ANALYSIS:Conservative blunders have narrowed their lead and increased likelihood of a hung parliament
STEPPING INTO the mid-morning sunshine in Downing Street yesterday, British prime minister Gordon Brown, fresh from meeting Queen Elizabeth in Buckingham Palace, was flanked by his cabinet – more than a few of whom would have dearly loved to see the back of him several times over the last few years, and some do still.
However, Brown, helped by the Conservatives’ failure to convince the British public that they are the ones best fitted to take the reins in the stormy years ahead, has a chance of staying in No 10 once the results of the May 6th vote are known. It is, it must be said, a small chance, but it is more than many would have given him a few months ago.
David Cameron’s Tories must get a 7 per cent swing – the biggest in postwar history, and bigger than anything ever achieved by Margaret Thatcher – to win 116 extra seats, a result that would offer just a majority of one. Cameron needs to secure a swing of 10 points or more if he is to have a majority sufficient to last a full term, and sufficient to take the kind of action that will be necessary to bring order to the UK’s public finances.
The bureaucrats, such as the most senior civil servant, cabinet secretary Gus O’Donnell, are erring on the side of caution, as they have set down a 12-day gap between voting and the first sitting of the new Commons – unusually long in British terms, but time that might be needed to form a minority or coalition government
A few phrases are likely to imprint themselves on the public’s memory before it is all over. Firstly, there is the “shallow hung parliament” where the party with the most seats is just a few MPs short of a majority but can realistically hope to act as little more than a caretaker administration before deciding on the most opportune moment to call a second election later this year.
Secondly, there is “deeply hung parliament” where neither Labour nor the Conservatives get more than 300 seats. Such an outcome puts the Liberal Democrats in play – either supporting a minority administration in return for policy victories, or sitting around the cabinet table. Here, Labour has the advantage, because it will be prepared to concede more.
The campaign will be a long one, and more than a few unpredictable ingredients have room to influence the final outcome. Opinion polls for now offer little guidance, since they oscillate wildly, though the majority declare that the lead Cameron has enjoyed for two years over Labour has shrunk.

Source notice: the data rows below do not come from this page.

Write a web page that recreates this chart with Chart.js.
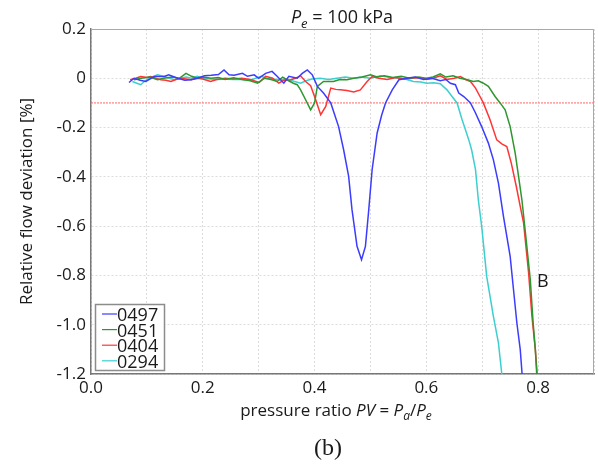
<!DOCTYPE html>
<html>
<head>
<meta charset="utf-8">
<script src="https://cdn.jsdelivr.net/npm/chart.js@4/dist/chart.umd.min.js"></script>
<style>
  body { margin: 0; background: #fff; }
  canvas { display: block; }
</style>
</head>
<body>
<canvas id="chart" width="598" height="464"></canvas>
<script>
// values (x = pressure ratio, y = deviation %)
const seriesNames = ['0497', '0451', '0404', '0294'];
const seriesColors = ['#3c3cff', '#2f962f', '#ff3535', '#3ccfcf'];

const x0497 = [0.068,0.077,0.088,0.098,0.113,0.131,0.139,0.155,0.168,0.179,0.19,0.203,0.215,0.228,0.238,0.247,0.256,0.271,0.28,0.292,0.3,0.3125,0.324,0.333,0.345,0.354,0.369,0.378,0.387,0.396,0.405,0.416,0.429,0.443,0.452,0.461,0.467,0.476,0.484,0.491,0.497,0.503,0.512,0.52,0.527,0.539,0.551,0.565,0.58,0.595,0.61,0.625,0.635,0.643,0.652,0.658,0.667,0.679,0.688,0.699,0.711,0.72,0.729,0.738,0.75,0.756,0.762,0.768,0.772];
const y0497 = [-0.017,0.0,-0.008,-0.013,0.007,0.007,0.014,0.0,-0.008,-0.006,0.0,0.01,0.012,0.015,0.034,0.014,0.012,0.02,0.008,0.014,0.0,0.02,0.028,0.008,-0.02,0.008,0.0,0.02,0.034,0.014,-0.033,-0.06,-0.1,-0.196,-0.29,-0.398,-0.533,-0.682,-0.736,-0.682,-0.533,-0.371,-0.222,-0.15,-0.1,-0.047,-0.006,0.0,0.005,-0.005,0.0,-0.01,-0.005,-0.02,-0.026,-0.06,-0.074,-0.1,-0.141,-0.196,-0.263,-0.331,-0.425,-0.56,-0.723,-0.858,-0.993,-1.1,-1.22];

const x0451 = [0.077,0.09,0.105,0.119,0.13,0.145,0.158,0.17,0.18,0.19,0.2,0.215,0.228,0.24,0.255,0.27,0.285,0.298,0.31,0.322,0.333,0.343,0.352,0.362,0.369,0.375,0.384,0.393,0.4,0.405,0.416,0.434,0.445,0.458,0.47,0.485,0.5,0.512,0.525,0.54,0.555,0.57,0.585,0.6,0.612,0.625,0.635,0.648,0.66,0.672,0.684,0.693,0.702,0.711,0.723,0.732,0.741,0.75,0.759,0.765,0.771,0.777,0.786,0.791,0.795,0.798];
const y0451 = [-0.006,0.0,0.005,-0.006,0.0,0.005,0.0,0.02,0.008,0.0,0.005,0.0,0.003,-0.005,0.002,-0.005,-0.01,-0.02,0.0,-0.005,-0.013,0.005,-0.008,-0.02,-0.026,-0.047,-0.087,-0.128,-0.1,-0.033,-0.013,-0.013,-0.005,-0.006,0.0,0.005,0.014,0.005,0.01,0.003,0.008,0.0,0.005,0.0,0.005,0.018,0.005,0.01,0.0,-0.005,-0.013,-0.01,-0.02,-0.033,-0.074,-0.1,-0.128,-0.196,-0.304,-0.398,-0.493,-0.62,-0.817,-0.99,-1.1,-1.22];

const x0404 = [0.07,0.08,0.089,0.1,0.107,0.116,0.125,0.134,0.143,0.152,0.161,0.17,0.179,0.19,0.2,0.214,0.225,0.24,0.255,0.27,0.285,0.301,0.3125,0.325,0.336,0.345,0.357,0.366,0.375,0.384,0.393,0.402,0.411,0.42,0.429,0.438,0.446,0.458,0.47,0.482,0.494,0.503,0.515,0.53,0.545,0.56,0.575,0.59,0.6,0.612,0.625,0.637,0.65,0.661,0.67,0.679,0.688,0.696,0.702,0.714,0.726,0.735,0.744,0.752,0.761,0.768,0.774,0.783,0.789,0.795,0.799];
const y0404 = [-0.006,0.0,0.007,0.003,0.007,0.0,-0.006,-0.008,-0.013,-0.005,0.0,-0.003,-0.006,0.0,-0.003,-0.013,-0.005,0.0,-0.003,0.0,-0.005,-0.017,0.008,0.0,-0.02,-0.008,-0.006,0.0,0.01,-0.013,-0.03,-0.087,-0.148,-0.114,-0.04,-0.045,-0.047,-0.05,-0.056,-0.047,-0.013,0.007,0.0,-0.005,0.003,-0.003,0.0,0.003,-0.005,0.0,0.01,-0.005,0.0,0.007,-0.005,-0.013,-0.04,-0.074,-0.1,-0.168,-0.25,-0.266,-0.277,-0.344,-0.439,-0.52,-0.587,-0.79,-0.966,-1.1,-1.22];

const x0294 = [0.074,0.082,0.089,0.097,0.104,0.119,0.131,0.14,0.149,0.16,0.17,0.18,0.19,0.2,0.213,0.227,0.24,0.255,0.27,0.285,0.304,0.315,0.33,0.345,0.36,0.375,0.385,0.395,0.41,0.425,0.44,0.455,0.47,0.485,0.5,0.518,0.535,0.554,0.565,0.577,0.59,0.601,0.613,0.625,0.637,0.646,0.655,0.664,0.67,0.676,0.681,0.688,0.693,0.699,0.708,0.72,0.729,0.736];
const y0294 = [-0.013,-0.02,-0.026,-0.01,0.0,0.014,0.007,0.0,-0.006,0.0,0.005,0.0,0.008,0.0,-0.003,-0.005,-0.003,-0.005,-0.005,-0.008,0.008,0.0,-0.005,-0.005,-0.01,-0.02,-0.01,-0.003,0.0,-0.005,0.0,0.005,0.0,0.005,0.0,0.01,0.003,0.0,-0.005,-0.013,-0.015,-0.02,-0.018,-0.022,-0.047,-0.074,-0.1,-0.168,-0.209,-0.25,-0.29,-0.371,-0.493,-0.6,-0.804,-0.966,-1.074,-1.22];

const thresholdY = -0.1;   // red dotted limit line
const labelB = { x: 0.798, y: -0.845, text: 'B' };

const FONT = '"Open Sans", "DejaVu Sans", sans-serif';
const INK = '#1a1a1a';

function pts(xs, ys) {
  return xs.map((x, i) => ({ x: x, y: ys[i] }));
}

// draws a line of mixed normal / italic / subscript runs centred on cx
function drawRich(ctx, parts, cx, baseline, size) {
  const fontOf = p => (p.italic ? 'italic ' : '') + (p.sub ? Math.round(size * 0.72) : size) + 'px ' + FONT;
  let total = 0;
  parts.forEach(p => { ctx.font = fontOf(p); p.w = ctx.measureText(p.t).width; total += p.w; });
  let x = cx - total / 2;
  ctx.textAlign = 'left';
  ctx.textBaseline = 'alphabetic';
  parts.forEach(p => {
    ctx.font = fontOf(p);
    ctx.fillText(p.t, x, baseline + (p.sub ? size * 0.25 : 0));
    x += p.w;
  });
}

const extras = {
  id: 'extras',
  afterDraw(chart) {
    const ctx = chart.ctx;
    const a = chart.chartArea;
    const xs = chart.scales.x, ys = chart.scales.y;
    ctx.save();
    // frame top / right
    ctx.strokeStyle = '#a8a8a8';
    ctx.lineWidth = 1;
    ctx.beginPath();
    ctx.moveTo(a.left, a.top + 0.5);
    ctx.lineTo(a.right - 0.5, a.top + 0.5);
    ctx.lineTo(a.right - 0.5, a.bottom);
    ctx.stroke();

    ctx.fillStyle = INK;
    // title
    drawRich(ctx, [
      { t: 'P', italic: true }, { t: 'e', italic: true, sub: true }, { t: ' = 100 kPa' }
    ], 342, 23, 18);
    // x axis title
    drawRich(ctx, [
      { t: 'pressure ratio ' }, { t: 'PV', italic: true }, { t: ' = ' },
      { t: 'P', italic: true }, { t: 'a', italic: true, sub: true }, { t: '/' },
      { t: 'P', italic: true }, { t: 'e', italic: true, sub: true }
    ], 336, 416, 17);
    // panel label
    ctx.font = '24px "Liberation Serif", serif';
    ctx.textAlign = 'center';
    ctx.fillText('(b)', 328, 455);
    // B marker
    ctx.font = '18px ' + FONT;
    ctx.textAlign = 'left';
    ctx.fillText(labelB.text, xs.getPixelForValue(labelB.x), ys.getPixelForValue(labelB.y));

    // legend box, lower left inside the plot
    const bx = 95, by = 304, bw = 69, bh = 66;
    ctx.fillStyle = '#fff';
    ctx.fillRect(bx, by, bw, bh);
    ctx.strokeStyle = '#8c8c8c';
    ctx.lineWidth = 1.5;
    ctx.strokeRect(bx + 0.5, by + 0.5, bw, bh);
    seriesNames.forEach((name, i) => {
      const cy = 315 + i * 15.6;
      ctx.strokeStyle = seriesColors[i];
      ctx.lineWidth = 1.2;
      ctx.beginPath();
      ctx.moveTo(102, cy - 1);
      ctx.lineTo(117, cy - 1);
      ctx.stroke();
      ctx.fillStyle = INK;
      ctx.font = '18px ' + FONT;
      ctx.textBaseline = 'middle';
      ctx.fillText(name, 117, cy + 1);
    });
    ctx.restore();
  }
};

const seriesX = [x0497, x0451, x0404, x0294];
const seriesY = [y0497, y0451, y0404, y0294];

const datasets = seriesNames.map((name, i) => ({
  label: name,
  data: pts(seriesX[i], seriesY[i]),
  borderColor: seriesColors[i],
  borderWidth: 1.5,
  pointRadius: 0,
  tension: 0,
  fill: false
}));
datasets.push({
  label: 'limit',
  data: [{ x: 0, y: thresholdY }, { x: 0.9, y: thresholdY }],
  borderColor: '#ff6666',
  borderWidth: 1,
  borderDash: [2, 1],
  pointRadius: 0,
  fill: false
});

new Chart(document.getElementById('chart').getContext('2d'), {
  type: 'line',
  data: { datasets },
  plugins: [extras],
  options: {
    responsive: false,
    animation: false,
    layout: { padding: { top: 29, right: 3, left: 0, bottom: 0 } },
    plugins: { legend: { display: false }, title: { display: false }, tooltip: { enabled: false } },
    scales: {
      x: {
        type: 'linear',
        min: 0, max: 0.9,
        afterFit: s => { s.height = 90; },
        border: { display: true, color: '#777', width: 1.5, dash: [2, 2] },
        grid: { color: '#dcdcdc', lineWidth: 1, drawTicks: false },
        ticks: {
          stepSize: 0.1, autoSkip: false, maxRotation: 0, padding: 4,
          color: INK, font: { family: FONT, size: 17 },
          callback: (v, i) => (i % 2 === 0 ? (Math.round(v * 10) / 10).toFixed(1) : '')
        }
      },
      y: {
        type: 'linear',
        min: -1.2, max: 0.2,
        afterFit: s => { s.width = 91; },
        border: { display: true, color: '#777', width: 1.5, dash: [2, 2] },
        grid: { color: '#dcdcdc', lineWidth: 1, drawTicks: false },
        ticks: {
          stepSize: 0.2, padding: 5,
          color: INK, font: { family: FONT, size: 17 },
          callback: v => {
            const r = Math.round(v * 10) / 10;
            return r === 0 ? '0' : r.toFixed(1);
          }
        },
        title: {
          display: true,
          text: 'Relative flow deviation [%]',
          color: INK,
          font: { family: FONT, size: 17 },
          padding: { top: 17, bottom: 0 }
        }
      }
    }
  }
});
</script>
</body>
</html>
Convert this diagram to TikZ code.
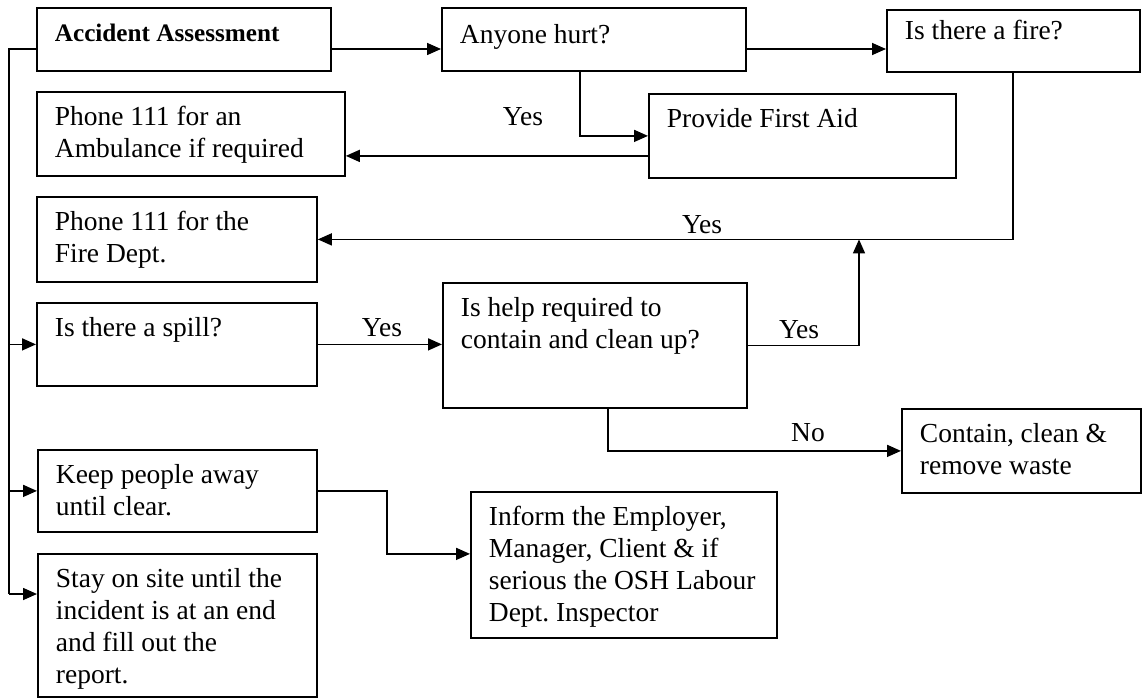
\documentclass[tikz,border=0pt]{standalone}
\usepackage{fontspec}
\setmainfont{Liberation Serif}
\usetikzlibrary{arrows.meta,calc}
\frenchspacing
\newcommand{\bxt}[4][34pt]{\parbox[t][#3][t]{#2}{\raggedright\leftskip=18pt\rule{0pt}{#1}#4}}
\tikzset{
 box/.style={draw=black, line width=1.8pt, inner sep=0pt, anchor=north west, font=\fontsize{27.5pt}{32pt}\selectfont},
 conn/.style={line width=1.6pt},
 arr/.style={conn, -{Triangle[length=14pt,width=12pt]}},
 lbl/.style={font=\fontsize{27.5pt}{32pt}\selectfont, inner sep=0pt},
}
\begin{document}
\begin{tikzpicture}[x=1pt,y=-1pt]
\useasboundingbox (0,0) rectangle (1143,698);
\node[box] (aa) at (36,7) {\bxt{294pt}{63pt}{\bfseries\fontsize{25.2pt}{30pt}\selectfont Accident Assessment}};
\node[box] (hurt) at (441,7) {\bxt[36pt]{304pt}{63pt}{Anyone hurt?}};
\node[box] (fire) at (886,9) {\bxt[30pt]{253pt}{62pt}{Is there a fire?}};
\node[box] (amb) at (36,91) {\bxt{308pt}{84pt}{Phone 111 for an\\Ambulance if required}};
\node[box] (pfa) at (648,93) {\bxt{307pt}{84pt}{Provide First Aid}};
\node[box] (fd) at (36,196) {\bxt{280pt}{85pt}{Phone 111 for the\\Fire Dept.}};
\node[box] (spill) at (36,302) {\bxt{280pt}{83pt}{Is there a spill?}};
\node[box] (help) at (442,282) {\bxt{304pt}{125pt}{Is help required to\\contain and clean up?}};
\node[box] (cont) at (901,408) {\bxt{239pt}{84pt}{Contain, clean \&\\remove waste}};
\node[box] (keep) at (37,449) {\bxt{279pt}{82pt}{Keep people away\\until clear.}};
\node[box] (stay) at (37,553) {\bxt{279pt}{143pt}{Stay on site until the\\incident is at an end\\and fill out the\\report.}};
\node[box] (inf) at (470,491) {\bxt{306pt}{146pt}{Inform the Employer,\\Manager, Client \& if\\serious the OSH Labour\\Dept. Inspector}};
% trunk
\coordinate (tTop) at (9,49);
\coordinate (tStay) at (9,594);
\draw[conn] (aa.west |- tTop) -- (tTop) -- (tStay);
\draw[arr] (tTop |- spill.west) -- (spill.west);
\draw[arr] (tTop |- keep.west) -- (keep.west);
\draw[arr] (tStay) -- (tStay -| stay.west);
% top row
\draw[arr] (aa.east |- tTop) -- (hurt.west |- tTop);
\draw[arr] (hurt.east |- tTop) -- (fire.west |- tTop);
\coordinate (hurtdown) at (580,0);
\draw[arr] (hurt.south -| hurtdown) |- (pfa.west);
\draw[arr] ([yshift=-20pt]pfa.west) -- ([yshift=-20pt]pfa.west -| amb.east);
\coordinate (firedown) at (1013,0);
\draw[arr] (fire.south -| firedown) |- (fd.east);
% spill
\draw[arr] (spill.east) -- (spill.east -| help.west);
\coordinate (yesup) at (859,0);
\draw[arr] (help.east) -| (yesup |- fd.east);
\coordinate (nodown) at (608,0);
\draw[arr] (help.south -| nodown) |- (cont.west);
% keep -> inform
\coordinate (kx) at (387,0);
\coordinate (infin) at ([yshift=11pt]inf.west);
\draw[arr] (keep.east) -| (kx |- infin) -- (infin);
% labels
\node[lbl] (y1) at (523,117) {Yes};
\node[lbl] (y2) at (702,225) {Yes};
\node[lbl] (y3) at (382,328) {Yes};
\node[lbl] (y4) at (799,330) {Yes};
\node[lbl] (n1) at (808,433) {No};
\end{tikzpicture}
\end{document}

A health warning on the polls has to be given, though. Firstly, there will be four more seats in the Commons next time, and many constituencies were redrawn in the last boundary review. Under the new figures, a party will require 326 seats to secure an overall majority, with Labour’s overall majority falling if it loses just 24 seats.
A telephone poll by ICM yesterday put the gap between the Conservatives and Labour at four points, with the Tories standing at 37 points, while Labour rose to 33 points. However, the fact that it was a telephone poll on a bank holiday weekend – when many comfortably-off Tories would be away at the beach – is likely to have affected the figures.
In addition, the pollsters are finding it difficult to get a proper handle on smaller parties’ support – and not just the Liberal Democrats. The Lib Dems stands at approximately 20 per cent in a poll of polls conducted by the London School of Economics, though support for parties such as British National Party, the UK Independence Party and regional ones, such as the Scottish Nationalists, has fallen to 12 points.
Given the brutality of the British first-past-the-post system, the largest parties enjoy a major advantage, and, indeed, a very high percentage of the outgoing crop of MPs never enjoyed a majority of even those who voted in 2005, let alone a majority of all of their electorate.
However, the British disenchantment with politics after the MPs’ expenses scandal must, surely, produce a few eruptions on polling night.
Should he win, Cameron – younger even than Labour’s Tony Blair was in the heady, sun-filled days of 1997 – will become the youngest British prime minister since Lord Liverpool took over after Spencer Perceval was assassinated in 1812. Liverpool, it may be remembered, went on to become one of the longest-serving of prime ministers.
Brown, on the other hand, is fighting for an unprecedented fourth Labour term; more importantly, he is fighting for his own election mandate. Greeted with months of positive public reaction, Brown thought seriously about calling an election in late 2007 just months after he had finally ousted Blair from office, but, ever cautious, he pulled back at the last minute.
His leadership has never really recovered, and his chances of victory now depend as much on his own performance as on Conservative shadow chancellor George Osborne’s failure to convince the public that he is the man to whom the keys of No 11 Downing Street and the treasury should be given.
Last September, Osborne, to his credit, tried to be straight as any politician facing the voters can be, warning of an “age of austerity” and outlining £7 billion worth of cuts. He learned a lesson that the public may want honesty from their politicians, but they rarely thank the bearer of bad news.
The cuts proposed were but a drop in the ocean, given the scale of the UK’s problems, but the decision to be even as stark as this was enough to put Labour back into the race, and the Tory problems were multiplied in the months since by policy blunders – over what the Tories would do for married couples, for instance – creating doubt about whether the Cameron/Osborne team are fit for office.